Easy Chemistry Question

[ironizer]

If a KClO3/KCl mixture weighing 1.64 g loses 0.315 g upon heating, what is the % KClO3 in the mixture?

 

I can't figure out what this means. What is it even asking?

[hermanntrude]

KClO3 decomposes on heating to give KCl and O2:

 

[ce]KClO3 -> KCl + 3/2O2[/ce]

 

If this doesnt help, let me know where the trouble is and i'll try to help some more.

[ironizer]

I don't even see what the question is asking. What does it mean, "what's the % KClO3 in the mixture?" ? Is it KClO3 mixed with KCl or what?

[UC]

Yes, you have a mixture of KCl and KClO3. When heated, KClO3 decomposes to KCl and oxygen by the equation hermanntrude posted. The only thing that is going to leave the mixture is oxygen gas, so it means that 0.315g of oxygen is formed.
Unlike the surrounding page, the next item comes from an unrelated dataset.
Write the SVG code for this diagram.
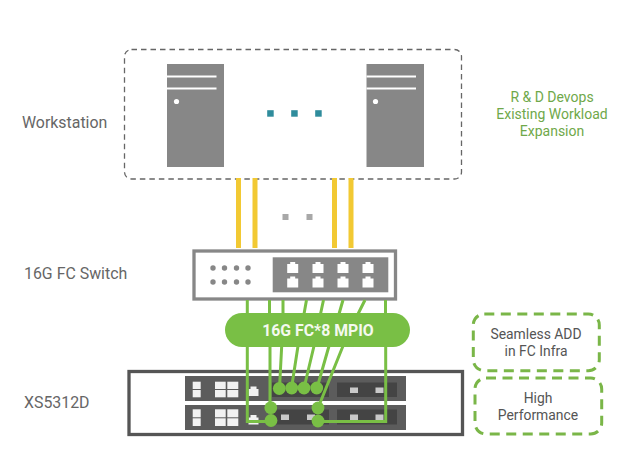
<svg xmlns="http://www.w3.org/2000/svg" width="620" height="466" viewBox="0 0 620 466">
<style>
text{font-family:Roboto,"Liberation Sans",sans-serif}
.lab{font-size:15.900px;fill:#666}
.note{font-size:13.900px;fill:#555;text-anchor:middle}
.grn{font-size:14px;fill:#6fa84a;text-anchor:middle}
.srv{fill:#878787}
.wl{stroke:#fff;stroke-width:2.200;fill:none}
.yl{stroke:#f2c933;stroke-width:5;fill:none}
.gl{stroke:#79bf45;stroke-width:3;fill:none}
.gc{fill:#79bf45}
.dash{fill:#fff;stroke:#7ab648;stroke-width:3;stroke-dasharray:10 6.500}
.mod{fill:#5c5c5c}
.inn{fill:#444}
.wb{fill:#f2f2f2}
.sq{fill:#c9c9c9}
.dot{fill:#878787}
.pt{fill:#fff}
</style>
<defs>
<path id="port" d="M-5.500-5h3v-2h5v2h3v9h-11z"/>
<path id="sport" d="M-5-2h2v-2.500h6v2.500h2v7h-10z"/>
</defs>
<g id="workstation-label"><text class="lab" x="22" y="128">Workstation</text></g>
<g id="workstation">
<rect x="124.500" y="49.500" width="337" height="129.500" rx="7" fill="#fff" stroke="#666" stroke-width="1.300" stroke-dasharray="5.500 4"/>
<rect class="srv" x="167" y="64" width="57" height="103"/>
<path class="wl" d="M167 76.500h49.500M167 88.500h49.500"/>
<circle cx="176.500" cy="101.500" r="2.600" fill="#fff"/>
<rect class="srv" x="366.500" y="64" width="57.500" height="103"/>
<path class="wl" d="M366.500 76.500h49.500M366.500 88.500h49.500"/>
<circle cx="375.500" cy="101.500" r="2.600" fill="#fff"/>
<g fill="#2f8c9c"><rect x="267.200" y="110.200" width="6.500" height="6.500"/><rect x="291.200" y="110.200" width="6.500" height="6.500"/><rect x="315.200" y="110.200" width="6.500" height="6.500"/></g>
</g>
<g id="links-dots" fill="#a8a8a8"><rect x="282.500" y="214" width="6" height="6"/><rect x="306.500" y="214" width="6" height="6"/></g>
<g id="switch-label"><text class="lab" x="24" y="279">16G FC Switch</text></g>
<g id="switch">
<rect x="194" y="251" width="201.500" height="48" fill="#fff" stroke="#878787" stroke-width="3.300"/>
<rect class="srv" x="272.700" y="257.300" width="115.600" height="35"/>
<g class="dot"><circle cx="213" cy="268" r="2.700"/><circle cx="224.500" cy="268" r="2.700"/><circle cx="236.500" cy="268" r="2.700"/><circle cx="248" cy="268" r="2.700"/><circle cx="213" cy="282" r="2.700"/><circle cx="224.500" cy="282" r="2.700"/><circle cx="236.500" cy="282" r="2.700"/><circle cx="248" cy="282" r="2.700"/></g>
<g class="pt"><use href="#port" x="292.700" y="269"/><use href="#port" x="318" y="269"/><use href="#port" x="343" y="269"/><use href="#port" x="368" y="269"/><use href="#port" x="292.700" y="283.500"/><use href="#port" x="318" y="283.500"/><use href="#port" x="343" y="283.500"/><use href="#port" x="368" y="283.500"/></g>
</g>
<g id="xs-label"><text class="lab" x="24" y="408">XS5312D</text></g>
<g id="xs5312d">
<rect x="129" y="371.500" width="333.500" height="63" fill="#fff" stroke="#555" stroke-width="3.300"/>
<rect class="mod" x="185" y="376" width="221" height="25"/>
<rect class="mod" x="185" y="405" width="221" height="25"/>
<rect class="inn" x="272" y="382.500" width="57" height="14.500"/>
<rect class="inn" x="272" y="409.500" width="57" height="15"/>
<rect class="inn" x="337" y="382.500" width="60" height="14.500"/>
<rect class="inn" x="337" y="409.500" width="60" height="15"/>
<g class="wb">
<rect x="192.700" y="381.700" width="8" height="7.300"/><rect x="192.700" y="390" width="8" height="7.300"/>
<rect x="215" y="381.700" width="10.700" height="7.300"/><rect x="215" y="390" width="10.700" height="7.300"/>
<rect x="227.300" y="381.700" width="11" height="7.300"/><rect x="227.300" y="390" width="11" height="7.300"/>
<rect x="192.700" y="409.300" width="8" height="8"/><rect x="192.700" y="418.300" width="8" height="7.700"/>
<rect x="215" y="409.300" width="10.700" height="8"/><rect x="215" y="418.300" width="10.700" height="7.700"/>
<rect x="227.300" y="409.300" width="11" height="8"/><rect x="227.300" y="418.300" width="11" height="7.700"/>
<use href="#sport" x="253.500" y="391"/><use href="#sport" x="253.500" y="419.500"/>
</g>
<g class="sq">
<rect x="350" y="387.500" width="8" height="5.500"/><rect x="375.500" y="387.500" width="8" height="5.500"/>
<rect x="350" y="414.500" width="8" height="5.500"/><rect x="375.500" y="414.500" width="8" height="5.500"/>
<rect x="281" y="414.500" width="8" height="5.500"/><rect x="307" y="414.500" width="8" height="5.500"/>
</g>
</g>
<g id="connectors">
<path class="yl" d="M238.500 178V248M255 178V248M334.500 178V248M351 178V248"/>
<path class="gl" d="M247.300 300V314M269.500 300V314M283 300V314M306.500 300L304 314M323.500 300L320.500 314M343 300L339 314M365 300L358 314M385.500 300V314"/>
<path class="gl" d="M247.300 346V421.500H271M270 346V407.500M281.700 346L279.500 388M298 346L291.500 388M314 346L304 388M329 346L317 388M343 346L318 408M385.700 346V421.500H318"/>
<g class="gc"><circle cx="279.300" cy="388.500" r="6.400"/><circle cx="291.700" cy="388" r="6.400"/><circle cx="304" cy="388" r="6.400"/><circle cx="316.700" cy="388" r="6.400"/><circle cx="270.800" cy="407.700" r="6.400"/><circle cx="271" cy="420.500" r="6.400"/><circle cx="318" cy="408" r="6.400"/><circle cx="318" cy="421" r="6.400"/></g>
</g>
<g id="mpio">
<rect x="225" y="313" width="185" height="34" rx="17" fill="#79bf45"/>
<text x="318" y="336" font-size="15.800" font-weight="700" text-anchor="middle" style="fill:#f4f9ef">16G FC*8 MPIO</text>
</g>
<g id="rd-note"><text class="grn" x="552" y="102">R &amp; D Devops</text><text class="grn" x="552" y="119">Existing Workload</text><text class="grn" x="552" y="136">Expansion</text></g>
<g id="seamless"><rect class="dash" x="473.300" y="314" width="126" height="56.700" rx="11"/><text class="note" x="536" y="339">Seamless ADD</text><text class="note" x="536" y="356">in FC Infra</text></g>
<g id="performance"><rect class="dash" x="475" y="378" width="126.700" height="56" rx="11"/><text class="note" x="538" y="403">High</text><text class="note" x="538" y="420">Performance</text></g>
</svg>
What percent of the weight of the original mixture was KClO3?

[vedmecum]

Ans. is 49.02 percent . From the equation 1 mole i.e. 122.5gm of KClO3 produces 1.5 mole of oxygen i.e. 48 gm . So 0.315 gm of oxygen will be produced if 0.804 gm of KClO3 will be COMPLETELY burned ( apply unitary method 0.315*122.5/48=0.804) . So the percentage is 0.804*100/1.64=49.02.

[insane_alien]

vedmecum, when someone is asking a homework question you do not just throw them the answer. point them in the right direction and throw out a few hints sure, but do not do their work for them.

 

we go by the old adage 'give a man a fish and he will eat for a day, teach a man to fish and he will never go hungry again' sort of thing.

[ironizer]

Ye true, UC's answer is what I was looking for. Now it makes sense.

 

But the answer is still useful, I don't really need to learn to "fish" here because chemistry is BS and as soon as I'm done taking the required 2 quarters of chem I'll kick chemistry in the nuts and ditch it for good. Then I can go do my physics/maths and all the other useful studies.

 

49.0 was what I had to enter in, because they give the grams to 3 significant figures. Now I'm done and I can go watch some of the Australian Open. Go Federer.